Polk County District Associate Judge Romonda D. Belcher, a 1995 Drake Law School graduate, will deliver the keynote address at the Drake University Law School Commencement Ceremony, which begins at 7 p.m. Friday, May 13, in the Drake Knapp Center, 2525 Forest Ave.
Belcher was a veteran prosecutor in the Polk County Attorney's Office before she was appointed as Iowa’s first female African-American judge this past September.
Her commencement address, which is titled "Having IT, Defined," will explore what "it" is and what "it" is not. For example, Belcher said "it" consists of the attributes that really matter, such as "justice, honor, selflessness and patience," rather than less important things such as "class rank, income, what you have, where you live and so on."

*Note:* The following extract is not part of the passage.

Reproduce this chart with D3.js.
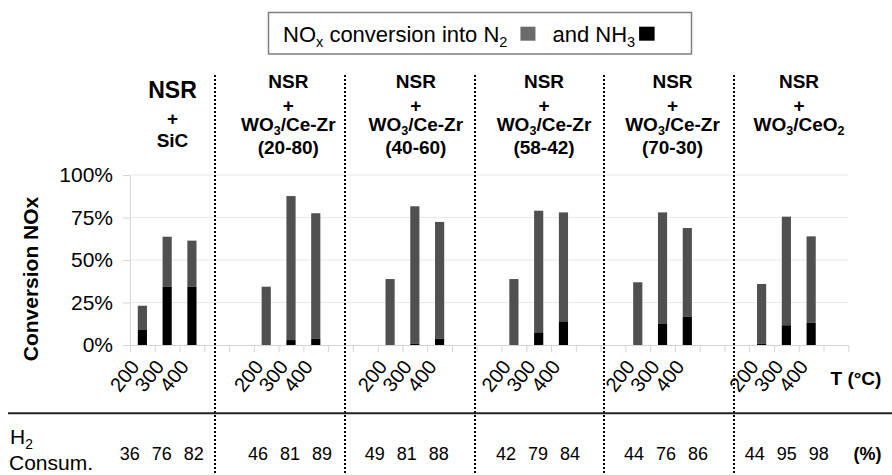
<!DOCTYPE html>
<html>
<head>
<meta charset="utf-8">
<script src="https://cdn.jsdelivr.net/npm/d3@7"></script>
<style>
  body { margin: 0; background: #fff; }
  svg { display: block; font-family: "Liberation Sans", Arial, sans-serif; }
</style>
</head>
<body>
<svg id="chart" width="892" height="475"></svg>
<script>
// ---- Data -----------------------------------------------------------------
// Catalyst configurations (header lines, "_x" marks a subscript character)
const groupHeaders = [
  ["NSR", "+", "SiC"],
  ["NSR", "+", "WO_3/Ce-Zr", "(20-80)"],
  ["NSR", "+", "WO_3/Ce-Zr", "(40-60)"],
  ["NSR", "+", "WO_3/Ce-Zr", "(58-42)"],
  ["NSR", "+", "WO_3/Ce-Zr", "(70-30)"],
  ["NSR", "+", "WO_3/CeO_2"]
];
const temperatures = ["200", "300", "400"];

// NOx converted into NH3 (%), per configuration, at 200 / 300 / 400 °C
const nh3 = [
  [8.8, 34.3, 34.3],
  [0.0, 2.9, 3.7],
  [0.0, 0.8, 3.7],
  [0.0, 7.4, 13.9],
  [0.0, 12.4, 16.7],
  [0.8, 11.6, 13.1]
];
// NOx converted into N2 (%)
const n2 = [
  [14.3, 29.4, 27.1],
  [34.3, 84.7, 73.8],
  [38.8, 80.8, 68.7],
  [38.8, 71.6, 64.1],
  [36.9, 65.6, 52.1],
  [35.1, 63.9, 50.8]
];
// H2 consumption (%)
const h2Consumption = [
  [36, 76, 82],
  [46, 81, 89],
  [49, 81, 88],
  [42, 79, 84],
  [44, 76, 86],
  [44, 95, 98]
];
const yTicks = [0, 25, 50, 75, 100];

// ---- Layout ---------------------------------------------------------------
const svg = d3.select("#chart");
const FONT = "\"Liberation Sans\", Arial, sans-serif";
const plot = { left: 130, right: 848.3, top: 175, bottom: 345 };
const separatorsX = [215, 345, 475, 604, 734];
const headerCenters = [172.5, 288.3, 415.8, 544, 672.5, 799];
const h2Centers = [161.7, 290, 406.7, 538, 666, 786.7];
const GREY = "#505050";

// category slots: 3 temperatures per configuration, two empty slots between
const slots = [];
groupHeaders.forEach((_, g) => {
  temperatures.forEach(t => slots.push(`${g}-${t}`));
  if (g < groupHeaders.length - 1) { slots.push(`${g}-gapA`, `${g}-gapB`); }
  else { slots.push(`${g}-end`); }
});

const x = d3.scaleBand()
  .domain(slots)
  .range([plot.left, plot.right])
  .paddingInner(0.63)
  .paddingOuter(0.315);
const slotEdge = d3.scaleLinear().domain([0, slots.length]).range([plot.left, plot.right]);
const y = d3.scaleLinear().domain([0, 100]).range([plot.bottom, plot.top]);

// helper: write a string with "_c" subscripts into a text element of the given size
function richText(sel, str, size, shiftEm = 0.24) {
  sel.attr("font-size", size);
  const shift = size * shiftEm;
  const parts = str.split(/_(.)/);
  let lowered = false;
  parts.forEach((p, i) => {
    if (!p) return;
    const sub = i % 2 === 1;
    const span = sel.append("tspan").text(p);
    if (sub) {
      span.attr("font-size", size * 0.66).attr("dy", lowered ? 0 : shift);
      lowered = true;
    } else {
      if (lowered) span.attr("dy", -shift);
      lowered = false;
    }
  });
  return sel;
}

// ---- Gridlines ------------------------------------------------------------
svg.append("g")
  .selectAll("line")
  .data(yTicks.filter(d => d > 0))
  .join("line")
  .attr("x1", plot.left).attr("x2", plot.right)
  .attr("y1", d => y(d)).attr("y2", d => y(d))
  .attr("stroke", "#e9e9e9").attr("stroke-width", 1);

// ---- Axes -----------------------------------------------------------------
const yAxis = svg.append("g")
  .attr("transform", `translate(${plot.left},0)`)
  .call(d3.axisLeft(y).tickValues(yTicks).tickFormat(d => d + "%").tickSize(7).tickSizeOuter(0).tickPadding(10));
yAxis.select(".domain").attr("stroke", "#d4d4d4");
yAxis.selectAll(".tick line").attr("stroke", "#d4d4d4");
yAxis.selectAll(".tick text").attr("font-size", 21).attr("font-family", FONT).attr("fill", "#000");

const xAxis = svg.append("g")
  .attr("transform", `translate(0,${plot.bottom})`)
  .call(d3.axisBottom(slotEdge).tickValues(d3.range(slots.length + 1)).tickFormat("").tickSize(7).tickSizeOuter(0));
xAxis.select(".domain").attr("stroke", "#d4d4d4");
xAxis.selectAll(".tick line").attr("stroke", "#d4d4d4");

// ---- Stacked bars -----------------------------------------------------------
const barData = [];
groupHeaders.forEach((_, g) => {
  temperatures.forEach((t, i) => {
    barData.push({ key: `${g}-${t}`, t, nh3: nh3[g][i], n2: n2[g][i] });
  });
});

const bars = svg.append("g");
bars.selectAll("rect.n2")
  .data(barData)
  .join("rect")
  .attr("class", "n2")
  .attr("x", d => x(d.key))
  .attr("width", x.bandwidth())
  .attr("y", d => y(d.nh3 + d.n2))
  .attr("height", d => y(d.nh3) - y(d.nh3 + d.n2))
  .attr("fill", GREY);
bars.selectAll("rect.nh3")
  .data(barData.filter(d => d.nh3 > 0))
  .join("rect")
  .attr("class", "nh3")
  .attr("x", d => x(d.key))
  .attr("width", x.bandwidth())
  .attr("y", d => y(d.nh3))
  .attr("height", d => y(0) - y(d.nh3))
  .attr("fill", "#000");

// temperature labels under each bar
svg.append("g")
  .selectAll("text")
  .data(barData)
  .join("text")
  .attr("transform", d => `translate(${x(d.key) + x.bandwidth() / 2 - 2},367) rotate(-52)`)
  .attr("text-anchor", "end")
  .attr("font-size", 20)
  .attr("font-family", FONT)
  .text(d => d.t);

svg.append("text")
  .attr("x", 856).attr("y", 385)
  .attr("text-anchor", "middle")
  .attr("font-size", 19).attr("font-weight", "bold")
  .attr("font-family", FONT)
  .text("T (°C)");

// y-axis title
svg.append("text")
  .attr("transform", "translate(38,279) rotate(-90)")
  .attr("text-anchor", "middle")
  .attr("font-size", 21).attr("font-weight", "bold")
  .attr("font-family", FONT)
  .text("Conversion NOx");

// ---- Group headers ----------------------------------------------------------
groupHeaders.forEach((lines, g) => {
  const first = g === 0;
  const baselines = first ? [98, 125, 147] : [88, 111.5, 131, 154];
  lines.forEach((line, i) => {
    const t = svg.append("text")
      .attr("x", headerCenters[g]).attr("y", baselines[i])
      .attr("text-anchor", "middle")
      .attr("font-weight", "bold")
      .attr("font-family", FONT);
    richText(t, line, first && i === 0 ? 23 : 19, 0.2);
  });
});

// ---- Separators -------------------------------------------------------------
svg.append("g")
  .selectAll("line")
  .data(separatorsX)
  .join("line")
  .attr("x1", d => d).attr("x2", d => d)
  .attr("y1", 75).attr("y2", 475)
  .attr("stroke", "#000").attr("stroke-width", 2).attr("stroke-dasharray", "2,2");

// ---- H2 consumption row -----------------------------------------------------
svg.append("line")
  .attr("x1", 8).attr("x2", 892).attr("y1", 413.3).attr("y2", 413.3)
  .attr("stroke", "#222").attr("stroke-width", 2);

richText(svg.append("text").attr("x", 10).attr("y", 444)
  .attr("font-family", FONT), "H_2", 21);
svg.append("text").attr("x", 9).attr("y", 470)
  .attr("font-size", 21).attr("font-family", FONT).text("Consum.");

h2Consumption.forEach((vals, g) => {
  svg.append("g").selectAll("text")
    .data(vals)
    .join("text")
    .attr("x", (d, i) => h2Centers[g] + (i - 1) * 32)
    .attr("y", 460)
    .attr("text-anchor", "middle")
    .attr("font-size", 18).attr("font-family", FONT)
    .text(d => d);
});
svg.append("text").attr("x", 867.5).attr("y", 460)
  .attr("text-anchor", "middle")
  .attr("font-size", 18).attr("font-weight", "bold").attr("font-family", FONT)
  .text("(%)");

// ---- Legend -----------------------------------------------------------------
const legend = svg.append("g");
legend.append("rect")
  .attr("x", 268.5).attr("y", 12.5).attr("width", 423).attr("height", 41.5)
  .attr("fill", "#fff").attr("stroke", "#7f7f7f").attr("stroke-width", 1.5);
const lt1 = richText(legend.append("text").attr("x", 283).attr("y", 41.7)
  .attr("font-family", FONT), "NO_x conversion into N_2", 22);
const b1 = lt1.node().getBBox();
const sq1x = b1.x + b1.width + 13;
legend.append("rect").attr("x", sq1x).attr("y", 26.7).attr("width", 15).attr("height", 14).attr("fill", "#6b6b6b");
const lt2 = richText(legend.append("text").attr("x", sq1x + 15 + 17).attr("y", 41.7)
  .attr("font-family", FONT), "and NH_3", 22);
const b2 = lt2.node().getBBox();
legend.append("rect").attr("x", b2.x + b2.width + 4).attr("y", 26.7).attr("width", 15.5).attr("height", 14).attr("fill", "#000");
</script>
</body>
</html>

The commencement ceremony will be preceded by a formal procession of law students and faculty to the Drake Knapp Center from Opperman Hall and Law Library. A bagpiper will lead the procession. Following the ceremony, there will be a reception for graduates and their guests at Parents Hall in Olmsted Center, 2875 University Ave.
Judge Belcher offers a role model for 2011 graduates
Belcher credits Drake Law School with providing her with the practical training necessary to prepare her for a successful legal career.
"Drake Law School is a phenomenal law school," she said. "I received the training I needed, and it was easy to transition to the practice of law."
As a student, she gained professional experience through the Drake Legal Clinic and a clerkship with then Iowa Supreme Court Justice Louis Lavorato, who earned his bachelor's degree from Drake in 1959 and his Drake law degree in 1962. She also served as an intern with the Polk County Attorney’s Office and the Parrish Kruidenier law firm.
"Since her first days at Drake, Romonda stood out in my mind as a hardworking, focused, principled person who had backbone, courage and grace," said David Walker, former dean of the Drake Law School. "I knew from the get-go she wanted to be a judge someday, which isn't a few short steps from the commencement podium."
Prior to her appointment to Iowa's fifth-district court, Belcher worked for 15 years as an attorney with Polk County and the Department of Human Services. She has served as mediator for the Volunteer Lawyers Project and as project coordinator for the Iowa National Bar Association’s "A Monumental Journey" public art project.
She also is renowned for bringing historic civil rights figures to life in one-woman performances in the Des Moines area. Among the figures she portrays are Iowa civil rights pioneers Edna Griffin, Evelyn Davis and Gertrude Rush, as well as national historic figures such as Rosa Parks, Harriet Tubman and Sojourner Truth.
Before attending Drake Law School, Belcher earned her bachelor's degree from Howard University.